_Task objective_.
All of the data should be repeated exactly; pictures are not part of the copy.
┄┄┄┄┄┄
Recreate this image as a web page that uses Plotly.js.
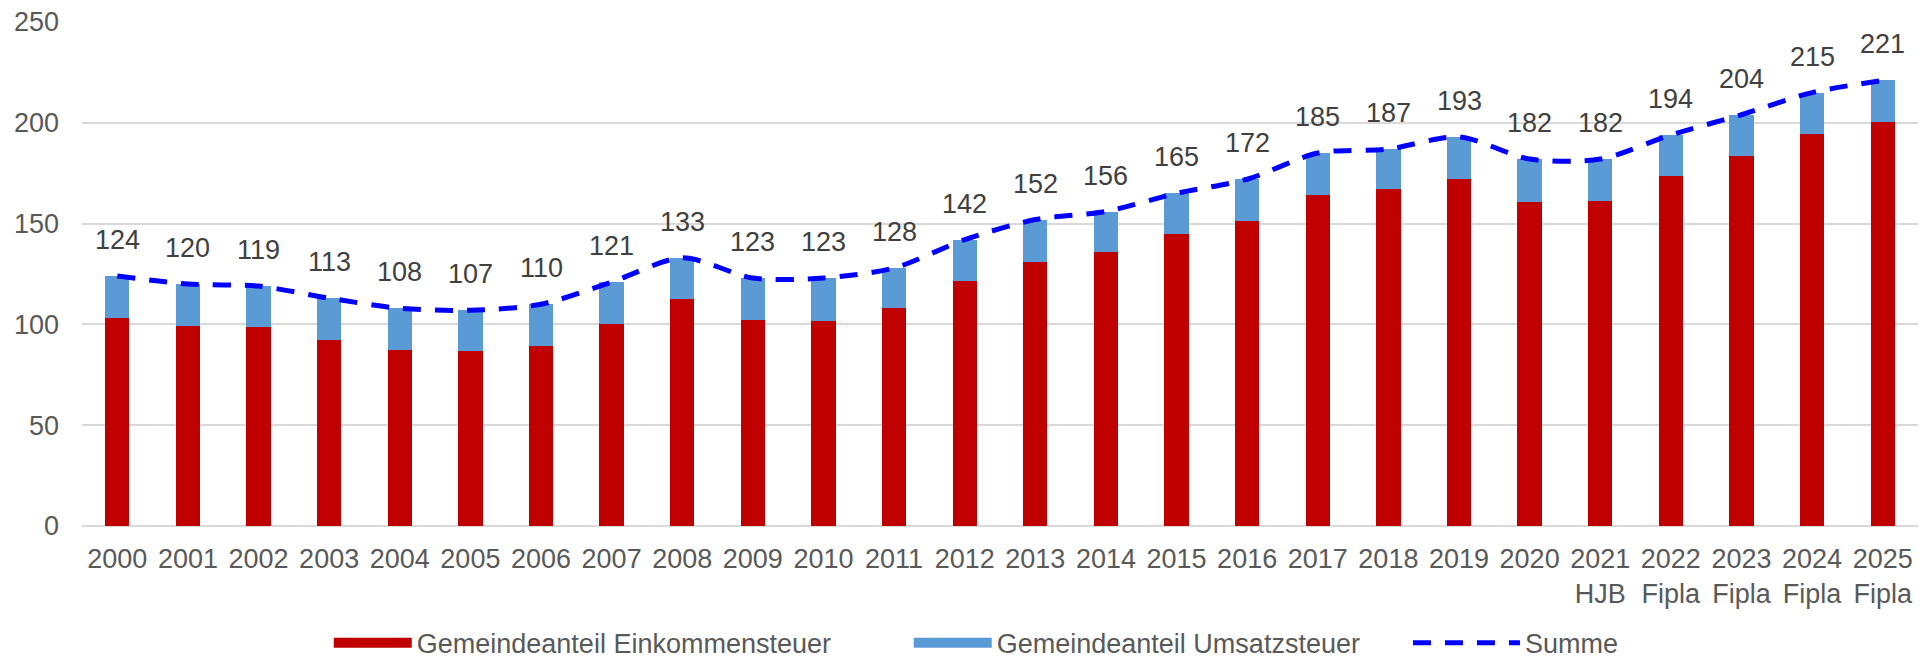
<!DOCTYPE html>
<html>
<head>
<meta charset="utf-8">
<script src="https://cdn.plot.ly/plotly-3.0.1.min.js"></script>
<style>html,body{margin:0;padding:0;background:#fff;}#chart{width:1922px;height:663px;}</style>
</head>
<body>
<div id="chart"></div>
<script>
var categories = ['2000','2001','2002','2003','2004','2005','2006','2007','2008','2009','2010','2011','2012','2013','2014','2015','2016','2017','2018','2019','2020','2021<br>HJB','2022<br>Fipla','2023<br>Fipla','2024<br>Fipla','2025<br>Fipla'];
var einkommensteuer = [103.4, 99.4, 98.8, 92.1, 87.5, 86.8, 89.4, 100.2, 112.8, 102.4, 101.8, 107.9, 121.5, 131.1, 135.7, 144.6, 151.3, 164.1, 167.0, 172.1, 160.9, 161.3, 173.5, 183.6, 194.3, 200.3];
var umsatzsteuer = [20.6, 20.6, 20.2, 20.9, 20.5, 20.2, 20.6, 20.8, 20.2, 20.6, 21.2, 20.1, 20.5, 20.9, 20.3, 20.4, 20.7, 20.9, 20.0, 20.9, 21.1, 20.7, 20.5, 20.4, 20.7, 20.7];
var summe = [124, 120, 119, 113, 108, 107, 110, 121, 133, 123, 123, 128, 142, 152, 156, 165, 172, 185, 187, 193, 182, 182, 194, 204, 215, 221];
var seriesNames = ['Gemeindeanteil Einkommensteuer', 'Gemeindeanteil Umsatzsteuer', 'Summe'];

var RED = '#C00000', BLUE = '#5B9BD5', LINE = '#0000FF';
var FONT = 'Liberation Sans, Arial, Helvetica, sans-serif';

var traces = [
  {type:'bar', x:categories, y:einkommensteuer, marker:{color:RED}, showlegend:false, hoverinfo:'skip'},
  {type:'bar', x:categories, y:umsatzsteuer, marker:{color:BLUE}, showlegend:false, hoverinfo:'skip'},
  {type:'scatter', mode:'lines', x:categories, y:summe, name:seriesNames[2],
   line:{color:LINE, width:5, dash:'18px,14px', shape:'spline', smoothing:0.8}, legend:'legend3', hoverinfo:'skip'},
  {type:'scatter', mode:'lines', x:[categories[0]], y:[null], name:seriesNames[0], line:{color:RED, width:14}, legend:'legend'},
  {type:'scatter', mode:'lines', x:[categories[0]], y:[null], name:seriesNames[1], line:{color:BLUE, width:14}, legend:'legend2'}
];

var annotations = categories.map(function(c, i){
  return {x:i, y:summe[i], xref:'x', yref:'y', text:String(summe[i]), showarrow:false,
          yshift:36, font:{family:FONT, size:27, color:'#404040'}};
});

function lg(x, w){
  return {orientation:'h', x:x, xanchor:'left', y:-0.2324, yanchor:'middle', itemwidth:w,
          font:{family:FONT, size:27, color:'#595959'}, bgcolor:'rgba(0,0,0,0)', borderwidth:0, itemclick:false, itemdoubleclick:false};
}

var layout = {
  width:1922, height:663,
  margin:{l:82, r:4, t:22, b:137, autoexpand:false},
  paper_bgcolor:'#ffffff', plot_bgcolor:'#ffffff',
  barmode:'stack', bargap:0.656,
  font:{family:FONT, size:27, color:'#595959'},
  xaxis:{type:'category', categoryorder:'array', categoryarray:categories, range:[-0.5, categories.length-0.5], automargin:false,
         showgrid:false, showline:false, ticks:'', tickfont:{family:FONT, size:27, color:'#595959'}, ticklabelstandoff:14, fixedrange:true},
  yaxis:{range:[0,250], dtick:50, showgrid:true, gridcolor:'#d9d9d9', gridwidth:2, zeroline:true, zerolinecolor:'#d9d9d9', zerolinewidth:2, automargin:false,
         showline:false, ticks:'', tickfont:{family:FONT, size:27, color:'#595959'}, ticklabelstandoff:22, fixedrange:true},
  annotations:annotations,
  legend: lg(0.1344, 78),
  legend2: lg(0.4503, 78),
  legend3: lg(0.7222, 107),
  showlegend:true
};

Plotly.newPlot('chart', traces, layout, {displayModeBar:false, staticPlot:true});
</script>
</body>
</html>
┄┄┄┄┄┄
_Answer to this task_.
Recreate this image as a web page that uses Plotly.js.
<!DOCTYPE html>
<html>
<head>
<meta charset="utf-8">
<script src="https://cdn.plot.ly/plotly-3.0.1.min.js"></script>
<style>html,body{margin:0;padding:0;background:#fff;}#chart{width:1922px;height:663px;}</style>
</head>
<body>
<div id="chart"></div>
<script>
var categories = ['2000','2001','2002','2003','2004','2005','2006','2007','2008','2009','2010','2011','2012','2013','2014','2015','2016','2017','2018','2019','2020','2021<br>HJB','2022<br>Fipla','2023<br>Fipla','2024<br>Fipla','2025<br>Fipla'];
var einkommensteuer = [103.4, 99.4, 98.8, 92.1, 87.5, 86.8, 89.4, 100.2, 112.8, 102.4, 101.8, 107.9, 121.5, 131.1, 135.7, 144.6, 151.3, 164.1, 167.0, 172.1, 160.9, 161.3, 173.5, 183.6, 194.3, 200.3];
var umsatzsteuer = [20.6, 20.6, 20.2, 20.9, 20.5, 20.2, 20.6, 20.8, 20.2, 20.6, 21.2, 20.1, 20.5, 20.9, 20.3, 20.4, 20.7, 20.9, 20.0, 20.9, 21.1, 20.7, 20.5, 20.4, 20.7, 20.7];
var summe = [124, 120, 119, 113, 108, 107, 110, 121, 133, 123, 123, 128, 142, 152, 156, 165, 172, 185, 187, 193, 182, 182, 194, 204, 215, 221];
var seriesNames = ['Gemeindeanteil Einkommensteuer', 'Gemeindeanteil Umsatzsteuer', 'Summe'];

var RED = '#C00000', BLUE = '#5B9BD5', LINE = '#0000FF';
var FONT = 'Liberation Sans, Arial, Helvetica, sans-serif';

var traces = [
  {type:'bar', x:categories, y:einkommensteuer, marker:{color:RED}, showlegend:false, hoverinfo:'skip'},
  {type:'bar', x:categories, y:umsatzsteuer, marker:{color:BLUE}, showlegend:false, hoverinfo:'skip'},
  {type:'scatter', mode:'lines', x:categories, y:summe, name:seriesNames[2],
   line:{color:LINE, width:5, dash:'18px,14px', shape:'spline', smoothing:0.8}, legend:'legend3', hoverinfo:'skip'},
  {type:'scatter', mode:'lines', x:[categories[0]], y:[null], name:seriesNames[0], line:{color:RED, width:14}, legend:'legend'},
  {type:'scatter', mode:'lines', x:[categories[0]], y:[null], name:seriesNames[1], line:{color:BLUE, width:14}, legend:'legend2'}
];

var annotations = categories.map(function(c, i){
  return {x:i, y:summe[i], xref:'x', yref:'y', text:String(summe[i]), showarrow:false,
          yshift:36, font:{family:FONT, size:27, color:'#404040'}};
});

function lg(x, w){
  return {orientation:'h', x:x, xanchor:'left', y:-0.2324, yanchor:'middle', itemwidth:w,
          font:{family:FONT, size:27, color:'#595959'}, bgcolor:'rgba(0,0,0,0)', borderwidth:0, itemclick:false, itemdoubleclick:false};
}

var layout = {
  width:1922, height:663,
  margin:{l:82, r:4, t:22, b:137, autoexpand:false},
  paper_bgcolor:'#ffffff', plot_bgcolor:'#ffffff',
  barmode:'stack', bargap:0.656,
  font:{family:FONT, size:27, color:'#595959'},
  xaxis:{type:'category', categoryorder:'array', categoryarray:categories, range:[-0.5, categories.length-0.5], automargin:false,
         showgrid:false, showline:false, ticks:'', tickfont:{family:FONT, size:27, color:'#595959'}, ticklabelstandoff:14, fixedrange:true},
  yaxis:{range:[0,250], dtick:50, showgrid:true, gridcolor:'#d9d9d9', gridwidth:2, zeroline:true, zerolinecolor:'#d9d9d9', zerolinewidth:2, automargin:false,
         showline:false, ticks:'', tickfont:{family:FONT, size:27, color:'#595959'}, ticklabelstandoff:22, fixedrange:true},
  annotations:annotations,
  legend: lg(0.1344, 78),
  legend2: lg(0.4503, 78),
  legend3: lg(0.7222, 107),
  showlegend:true
};

Plotly.newPlot('chart', traces, layout, {displayModeBar:false, staticPlot:true});
</script>
</body>
</html>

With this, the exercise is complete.